One of Tibby's most amazing achievements was raising four F1's as a single parent at a time when society was not geared up for it, and not only doing a superb job, but doing it while achieving notoriety in her professional pursuits. And, at least to those of us who were on the scene, it all seemed to be accomplished so enjoyably and effortlessly.
At a gathering in remembrance of Tibby held at the Jackson Laboratory shortly after her death, her son Jim's remarks to those of us who were present were so poignant, and reflected so accurately her spirit and personality that we believe some of them merit repeating here. He remarked that "of course the house and everything in it were in constant disarray, but that's just Tibby. What mattered was we felt secure. We had a rich cultural environment. We benefited from her love, warmth, and good humor, and her wonderful knack of openness and tolerance. She led us on adventures, whenever possible taking the whole family with her to scientific meetings. She taught us to swim and to canoe. She was a Cub Scout den mother. We raised vegetables and cats, dogs, guinea pigs and, occasionally, hell." He also noted that Tibby "didn't just tolerate our teenage shenanigans and soul searching, she lent support wherever our interests carried us. And as we became adults, she stayed engaged, sought our intellectual companionship, and continued to set an example in her own inimitable way." In a story that was so "typically Tibby," he told of one of her trips to Liberia when she failed to take sufficient funds or to arrange the means to get more from home. As she later recounted it she didn't realize her money was gone until after she'd bought textbooks and lab gear for the school. When Jim asked her how she had survived, she said, 'Oh, it was okay, I sold my camera.' She sounded like a college kid on a roadtrip who suddenly runs out of cash!"

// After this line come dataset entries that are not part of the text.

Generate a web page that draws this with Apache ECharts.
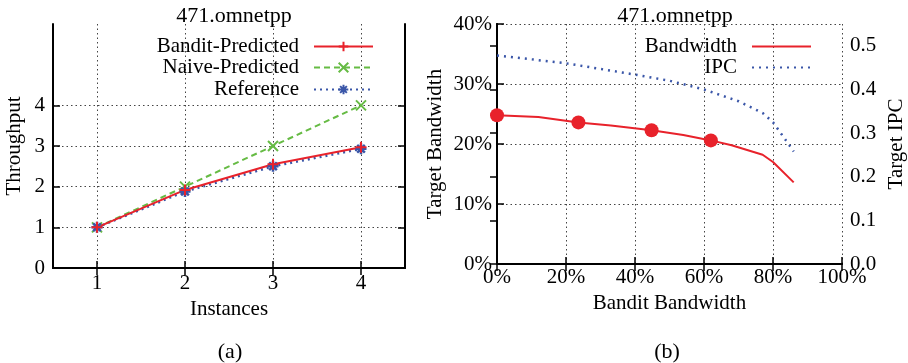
<!DOCTYPE html>
<html><head><meta charset="utf-8">
<script src="https://cdn.jsdelivr.net/npm/echarts@6/dist/echarts.min.js"></script>
<style>html,body{margin:0;padding:0;background:#fff}#c{width:908px;height:363px}</style>
</head><body><div id="c"></div>
<script>
// ---- data: panel (a)
const instances = [1, 2, 3, 4];
const banditPredicted = [1.0, 1.92, 2.55, 2.97];
const naivePredicted = [1.0, 2.0, 3.0, 4.0];
const referenceTput = [1.0, 1.88, 2.50, 2.93];
const tputTicks = [0, 1, 2, 3, 4];
// ---- data: panel (b)
const bwX = [0, 12, 23.6, 33, 44.8, 54, 62, 68, 77, 80, 86];
const targetBw = [24.8, 24.5, 23.6, 23.1, 22.3, 21.5, 20.6, 19.8, 18.2, 17.0, 13.6];
const markerX = [0, 23.6, 44.8, 62];
const markerBw = [24.8, 23.6, 22.3, 20.6];
const ipcX = [0, 10, 20, 30, 40, 50, 60, 70, 77, 80, 86];
const targetIpc = [0.478, 0.469, 0.460, 0.447, 0.434, 0.420, 0.400, 0.373, 0.346, 0.325, 0.258];
const ipcTicks = [0, 0.1, 0.2, 0.3, 0.4, 0.5];

const FONT = 'Liberation Serif';
const RED = '#e8222b', GREEN = '#66bb44', BLUE = '#3a56a8';
const pairs = (xs, ys) => xs.map((x, i) => [x, ys[i]]);
const txt = {fontFamily: FONT, fontSize: 21, color: '#000'};
const ttl = {fontFamily: FONT, fontSize: 22, color: '#000', fontWeight: 'normal'};
const axisLine = {show: true, lineStyle: {color: '#000', width: 2}};
const grid = {show: true, lineStyle: {color: '#444', width: 1, type: [1.5, 3]}};
const tick = (extra) => Object.assign({show: true, inside: true, length: 7, lineStyle: {color: '#000', width: 1.5}}, extra || {});

const PLUS = 'path://M5,0L5,10M0,5L10,5';
const CROSS = 'path://M0,0L10,10M10,0L0,10';
const STAR = 'path://M5,0L5,10M0,5L10,5M1.5,1.5L8.5,8.5M8.5,1.5L1.5,8.5';

const legendBase = (name, right, top, hideSym) => {
  const l = {
    data: [name], right: right, top: top, orient: 'vertical', align: 'right',
    itemWidth: 59, itemHeight: 12, selectedMode: false,
    textStyle: Object.assign({padding: [0, 10, 0, 0]}, txt)
  };
  if (hideSym) l.itemStyle = {opacity: 0};
  return l;
};

const option = {
  animation: false,
  title: [
    {text: '471.omnetpp', left: 229, top: 0, textAlign: 'center', textStyle: ttl},
    {text: '471.omnetpp', left: 670, top: 0, textAlign: 'center', textStyle: ttl},
    {text: '(a)', left: 225, top: 336, textAlign: 'center', textStyle: ttl},
    {text: '(b)', left: 662, top: 336, textAlign: 'center', textStyle: ttl}
  ],
  legend: [
    legendBase('Bandit-Predicted', 529, 31),
    legendBase('Naive-Predicted', 529, 52),
    legendBase('Reference', 529, 74),
    legendBase('Bandwidth', 91, 31, true),
    legendBase('IPC', 91, 52, true)
  ],
  grid: [
    {left: 53, right: 503, top: 24, bottom: 95},
    {left: 497, right: 65, top: 24, bottom: 99}
  ],
  xAxis: [
    {gridIndex: 0, type: 'value', min: 0.5, max: 4.5, position: 'bottom',
     axisLine: axisLine, axisTick: tick({customValues: instances}),
     axisLabel: Object.assign({customValues: instances, margin: 5}, txt),
     splitLine: grid, name: 'Instances', nameLocation: 'middle', nameGap: 27, nameTextStyle: txt},
    {gridIndex: 0, type: 'value', min: 0.5, max: 4.5, position: 'top',
     axisLine: axisLine, axisTick: tick({customValues: instances}), axisLabel: {show: false}, splitLine: {show: false}},
    {gridIndex: 1, type: 'value', min: 0, max: 100, interval: 20, position: 'bottom',
     axisLine: axisLine, axisTick: tick(),
     axisLabel: Object.assign({margin: 3, formatter: v => v + '%'}, txt),
     splitLine: grid, name: 'Bandit Bandwidth', nameLocation: 'middle', nameGap: 29, nameTextStyle: txt},
    {gridIndex: 1, type: 'value', min: 0, max: 100, interval: 20, position: 'top',
     axisLine: axisLine, axisTick: tick(), axisLabel: {show: false}, splitLine: {show: false}}
  ],
  yAxis: [
    {gridIndex: 0, type: 'value', min: 0, max: 6, position: 'left',
     axisLine: axisLine, axisTick: tick({customValues: tputTicks}),
     axisLabel: Object.assign({customValues: tputTicks, margin: 8}, txt),
     splitLine: grid, name: 'Throughput', nameLocation: 'middle', nameGap: 28, nameRotate: 90, nameTextStyle: txt},
    {gridIndex: 0, type: 'value', min: 0, max: 6, position: 'right',
     axisLine: axisLine, axisTick: tick({customValues: tputTicks}), axisLabel: {show: false}, splitLine: {show: false}},
    {gridIndex: 1, type: 'value', min: 0, max: 40, interval: 10, position: 'left',
     axisLine: axisLine, axisTick: tick(),
     axisLabel: Object.assign({margin: 5, formatter: v => v + '%'}, txt),
     splitLine: grid, name: 'Target Bandwidth', nameLocation: 'middle', nameGap: 51, nameRotate: 90, nameTextStyle: txt},
    {gridIndex: 1, type: 'value', min: 0, max: 0.55, position: 'right',
     axisLine: axisLine, axisTick: tick({customValues: ipcTicks}),
     axisLabel: Object.assign({customValues: ipcTicks, margin: 8, formatter: v => v.toFixed(1)}, txt),
     splitLine: {show: false}, name: 'Target IPC', nameLocation: 'middle', nameGap: 44, nameRotate: 90, nameTextStyle: txt}
  ],
  series: [
    {name: 'Naive-Predicted', type: 'line', xAxisIndex: 0, yAxisIndex: 0, data: pairs(instances, naivePredicted),
     symbol: CROSS, symbolSize: 10, showAllSymbol: true,
     lineStyle: {color: GREEN, width: 2, type: [6, 4]},
     itemStyle: {color: 'rgba(0,0,0,0)', borderColor: GREEN, borderWidth: 2}},
    {name: 'Reference', type: 'line', xAxisIndex: 0, yAxisIndex: 0, data: pairs(instances, referenceTput),
     symbol: STAR, symbolSize: 11,
     lineStyle: {color: BLUE, width: 2.5, type: [2, 4]},
     itemStyle: {color: 'rgba(0,0,0,0)', borderColor: BLUE, borderWidth: 2.5}},
    {name: 'Bandit-Predicted', type: 'line', xAxisIndex: 0, yAxisIndex: 0, data: pairs(instances, banditPredicted),
     symbol: PLUS, symbolSize: 11,
     lineStyle: {color: RED, width: 2},
     itemStyle: {color: 'rgba(0,0,0,0)', borderColor: RED, borderWidth: 2}},
    {name: 'IPC', type: 'line', xAxisIndex: 2, yAxisIndex: 3, data: pairs(ipcX, targetIpc),
     symbol: 'none', lineStyle: {color: BLUE, width: 2.5, type: [2, 5]}, itemStyle: {color: BLUE}},
    {name: 'Bandwidth', type: 'line', xAxisIndex: 2, yAxisIndex: 2, data: pairs(bwX, targetBw),
     symbol: 'none', lineStyle: {color: RED, width: 2}, itemStyle: {color: RED}},
    {name: 'BandwidthMarks', type: 'scatter', xAxisIndex: 2, yAxisIndex: 2, data: pairs(markerX, markerBw),
     symbol: 'circle', symbolSize: 14, itemStyle: {color: RED, opacity: 1}, z: 5}
  ]
};
const chart = echarts.init(document.getElementById('c'), null, {renderer: 'canvas'});
chart.setOption(option);
</script></body></html>
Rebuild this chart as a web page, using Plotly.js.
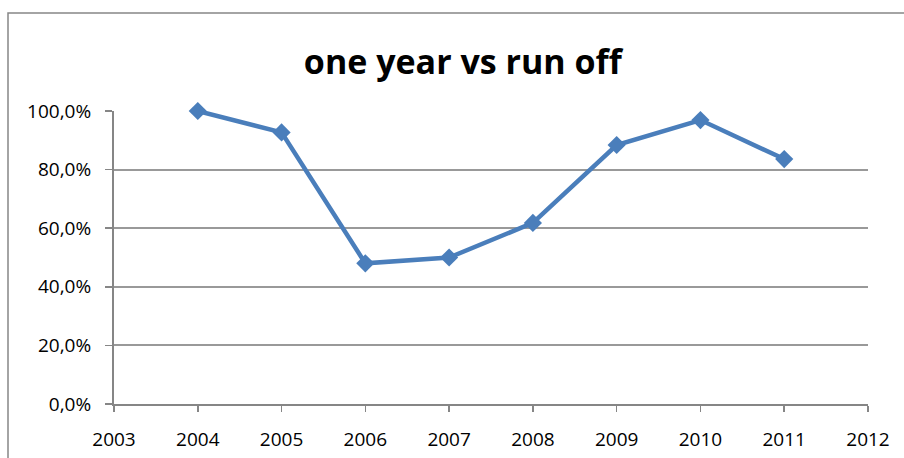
<!DOCTYPE html>
<html>
<head>
<meta charset="utf-8">
<script src="https://cdn.plot.ly/plotly-3.0.1.min.js"></script>
<style>html,body{margin:0;padding:0;background:#fff;}#chart{width:904px;height:458px;}</style>
</head>
<body>
<div id="chart"></div>
<script>
const years = [2004, 2005, 2006, 2007, 2008, 2009, 2010, 2011];
const ratio = [1.0, 0.927, 0.480, 0.500, 0.618, 0.884, 0.969, 0.836];
const chartTitle = "one year vs run off";

const trace = {
  x: years, y: ratio, type: 'scatter', mode: 'lines+markers',
  line: {color: '#4A7EBB', width: 4.5},
  marker: {symbol: 'diamond', size: 14, color: '#4A7EBB'},
  cliponaxis: false,
  hoverinfo: 'x+y'
};

const layout = {
  width: 904, height: 458,
  margin: {l: 114, r: 36, t: 111, b: 54},
  paper_bgcolor: '#ffffff', plot_bgcolor: '#ffffff',
  separators: ',.',
  showlegend: false,
  font: {family: 'Open Sans, Liberation Sans, sans-serif', color: '#000000', size: 19},
  title: {text: '<b>' + chartTitle + '</b>', font: {size: 34, family: 'Open Sans, sans-serif', color: '#000'},
          x: 0.512, xanchor: 'center', y: 0.865, yanchor: 'middle'},
  xaxis: {range: [2003, 2012], dtick: 1, tick0: 2003, showgrid: false, zeroline: false,
          showline: true, linecolor: '#868686', linewidth: 2,
          ticks: 'outside', ticklen: 6, tickcolor: '#868686', tickwidth: 1.5,
          tickfont: {size: 19}, ticklabelstandoff: 11},
  yaxis: {range: [0, 1], dtick: 0.2, tick0: 0, tickformat: '.1%', showgrid: true,
          gridcolor: '#999999', gridwidth: 2, zeroline: false,
          showline: true, linecolor: '#868686', linewidth: 2,
          ticks: 'outside', ticklen: 7, tickcolor: '#868686', tickwidth: 1.5,
          tickfont: {size: 19}, ticklabelstandoff: 10},
  shapes: [{type: 'rect', xref: 'paper', yref: 'paper',
            x0: (8 - 114) / 754, x1: (1100 - 114) / 754,
            y0: (404 - 600) / 293, y1: (404 - 13) / 293,
            line: {color: '#868686', width: 1.5}, fillcolor: 'rgba(0,0,0,0)', layer: 'below'}]
};

Plotly.newPlot('chart', [trace], layout, {displayModeBar: false, staticPlot: true});
</script>
</body>
</html>
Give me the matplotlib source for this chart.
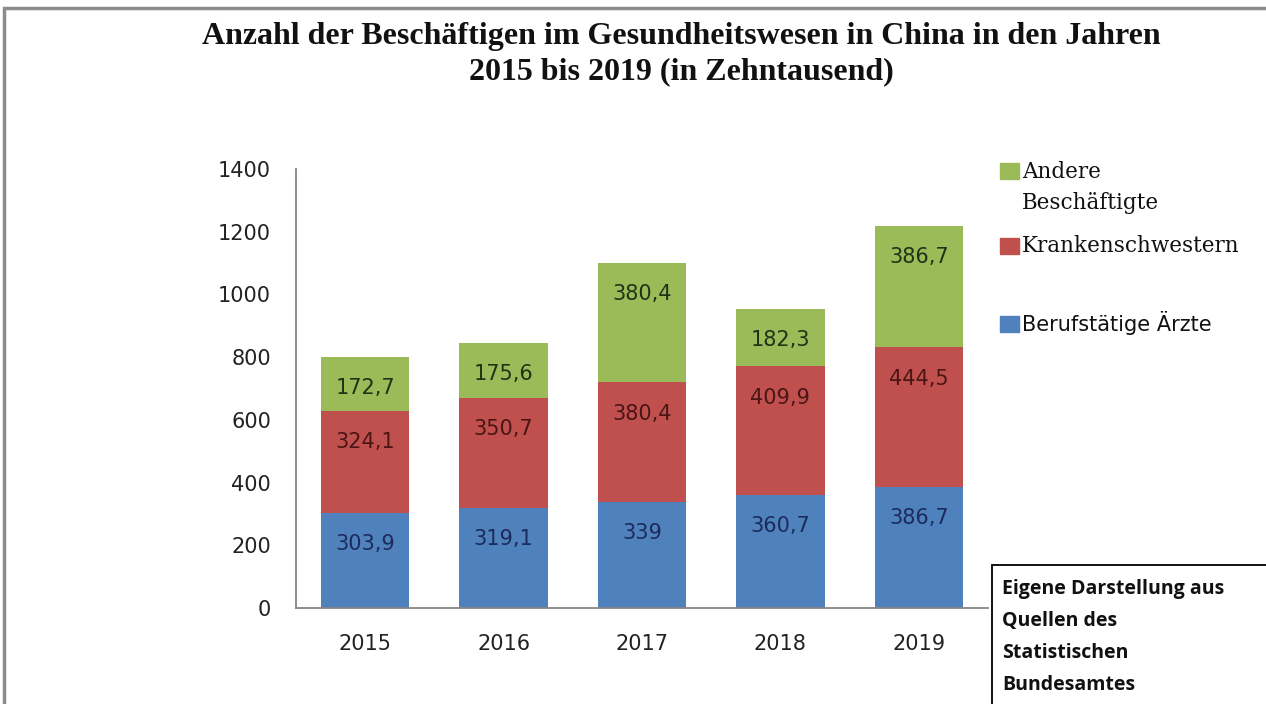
import matplotlib
matplotlib.use("Agg")
import matplotlib.pyplot as plt
from matplotlib.patches import Rectangle
import numpy as np

years = ["2015", "2016", "2017", "2018", "2019"]
aerzte = [303.9, 319.1, 339, 360.7, 386.7]
kranken = [324.1, 350.7, 380.4, 409.9, 444.5]
andere = [172.7, 175.6, 380.4, 182.3, 386.7]
labels_aerzte = ["303,9", "319,1", "339", "360,7", "386,7"]
labels_kranken = ["324,1", "350,7", "380,4", "409,9", "444,5"]
labels_andere = ["172,7", "175,6", "380,4", "182,3", "386,7"]
yticks = [0, 200, 400, 600, 800, 1000, 1200, 1400]

W, H = 1266, 704
fig = plt.figure(figsize=(W / 100, H / 100), dpi=100)

def fx(x):
    return x / W

def fy(y):
    return 1 - y / H

# outer frame
fig.patches.append(Rectangle((fx(4), fy(712)), fx(1275) - fx(4), fy(8) - fy(712),
                             transform=fig.transFigure, fill=False,
                             edgecolor="#8c8c8c", lw=2.5, zorder=0))

ax = fig.add_axes([fx(296), fy(608), fx(988) - fx(296), fy(169) - fy(608)])
x = np.arange(len(years))
blue, red, green = "#4F81BD", "#C0504D", "#9BBB59"
bw = 0.64
ax.bar(x, aerzte, bw, color=blue)
bottom2 = np.array(aerzte)
ax.bar(x, kranken, bw, bottom=bottom2, color=red)
bottom3 = bottom2 + np.array(kranken)
ax.bar(x, andere, bw, bottom=bottom3, color=green)

tops = [bottom2, bottom3, bottom3 + np.array(andere)]
series_labels = [labels_aerzte, labels_kranken, labels_andere]
label_colors = ["#1d2b5c", "#4a1515", "#1f3316"]
for top, labs, col in zip(tops, series_labels, label_colors):
    for xi, t, lab in zip(x, top, labs):
        ax.annotate(lab, (xi, t), xytext=(0, -22.5), textcoords="offset points",
                    ha="center", va="center", fontsize=15, color=col,
                    family="DejaVu Sans")

ax.set_xlim(-0.5, len(years) - 0.5)
ax.set_ylim(0, 1400)
ax.set_yticks(yticks)
ax.set_yticklabels([str(v) for v in yticks])
ax.set_xticks(x)
ax.set_xticklabels(years)
ax.tick_params(axis="both", length=0, labelsize=15, colors="#222222")
ax.tick_params(axis="y", pad=18)
ax.tick_params(axis="x", pad=19)
for s in ["top", "right"]:
    ax.spines[s].set_visible(False)
for s in ["left", "bottom"]:
    ax.spines[s].set_color("#868686")
    ax.spines[s].set_linewidth(1.3)

# title
fig.text(fx(681), fy(54), "Anzahl der Beschäftigen im Gesundheitswesen in China in den Jahren\n2015 bis 2019 (in Zehntausend)",
         ha="center", va="center", fontsize=23, fontweight="bold",
         family="Liberation Serif", linespacing=1.25, color="#111111")

# legend
legend_items = [(green, 163, ["Andere", "Beschäftigte"], [172, 203], "DejaVu Serif", 15.5),
                (red, 238, ["Krankenschwestern"], [246], "DejaVu Serif", 15.5),
                (blue, 316, ["Berufstätige Ärzte"], [323], "DejaVu Sans", 15)]
for col, ytop, texts, ycs, fam, fs in legend_items:
    fig.patches.append(Rectangle((fx(1000), fy(ytop + 16)), fx(19), fy(0) - fy(16),
                                 transform=fig.transFigure, color=col))
    for t, yc in zip(texts, ycs):
        fig.text(fx(1022), fy(yc), t, ha="left", va="center", fontsize=fs,
                 family=fam, color="#111111")

# source box
fig.patches.append(Rectangle((fx(992), fy(712)), fx(1275) - fx(992), fy(565) - fy(712),
                             transform=fig.transFigure, fill=True, facecolor="white",
                             edgecolor="black", lw=1.3, zorder=1))
for t, yc in zip(["Eigene Darstellung aus", "Quellen des", "Statistischen", "Bundesamtes"],
                 [589, 621, 653, 685]):
    fig.text(fx(1002), fy(yc), t, ha="left", va="center", fontsize=14,
             fontweight="bold", family="Open Sans", color="#111111", zorder=2)

fig.savefig("out.png", dpi=100)
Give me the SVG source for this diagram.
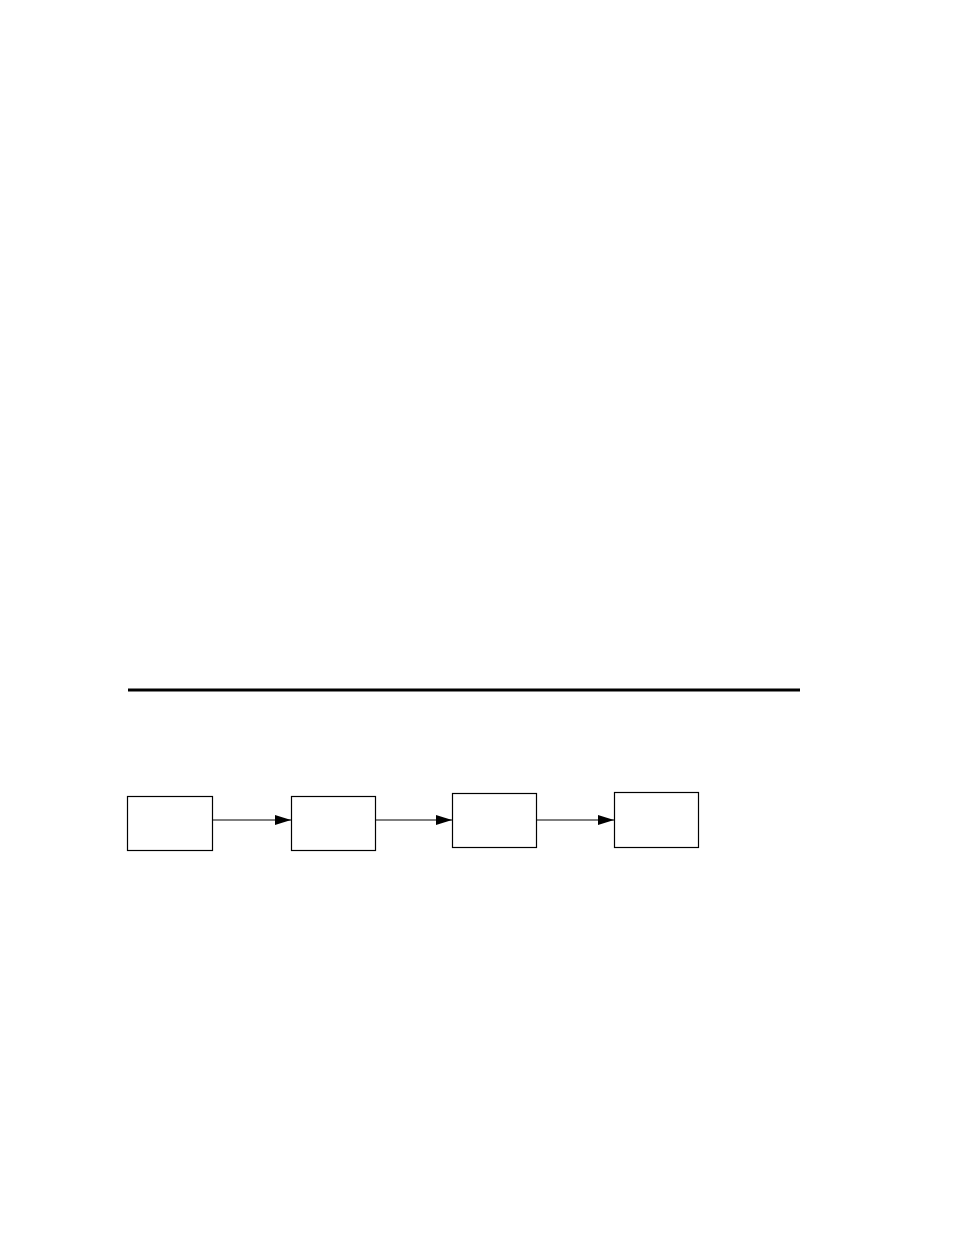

Especially significant were Jim's remarks about one of his last visits with Tibby. "She was asleep--never unusual even in the old days. I looked at her for awhile, propped up in her special bed; she had lost weight, some of her appetite and a great deal of mobility, and here she was near the end of her long, rich, complicated journey. When I held her hand she woke. I kissed her and said, 'How are you, Mom?' She looked right at me and said, 'How are you?' I think that almost said it all. Tibby's interest in and concern for others animated every thing she ever did--and she did a lot."
In the 1970s David Gilmore, Tibby's son-in-law, and Jim redesigned and winterized her summer cottage on Echo Lake in Somesville with floor-to-ceiling windows overlooking the water. It was here that Tibby died peacefully of pancreatic cancer, a disease that had claimed her oldest son, Dick, also a developmental biologist, in 1994. Tibby is survived by her three other children and five grandchildren.
In the summer of 1955 Beatrice Mintz and one of us (W.K.S.) wrote new words to the tune of a song from a very successful Kurt Weill musical of the 1940s, "Lady in the Dark." The song was known as "The Saga of Jennie" and accordingly we called our variation "The Saga of Tibby." Every time I sang it, Tibby, who had a wonderful sense of humor, broke out in smiles and she usually insisted on an encore. It therefore seems fitting to close our tribute with "Tibby's song."
To delve into the mystery of pleiotropy,
So she started with Drosophila and as you see,
She ended up with W and Wv.
Tibby made her mind up at seventeen,
To switch the poor old germ cells to a nice red spleen,
So she got herself some castrate hosts without any sex,
But their genotype conferred on them the same old hex.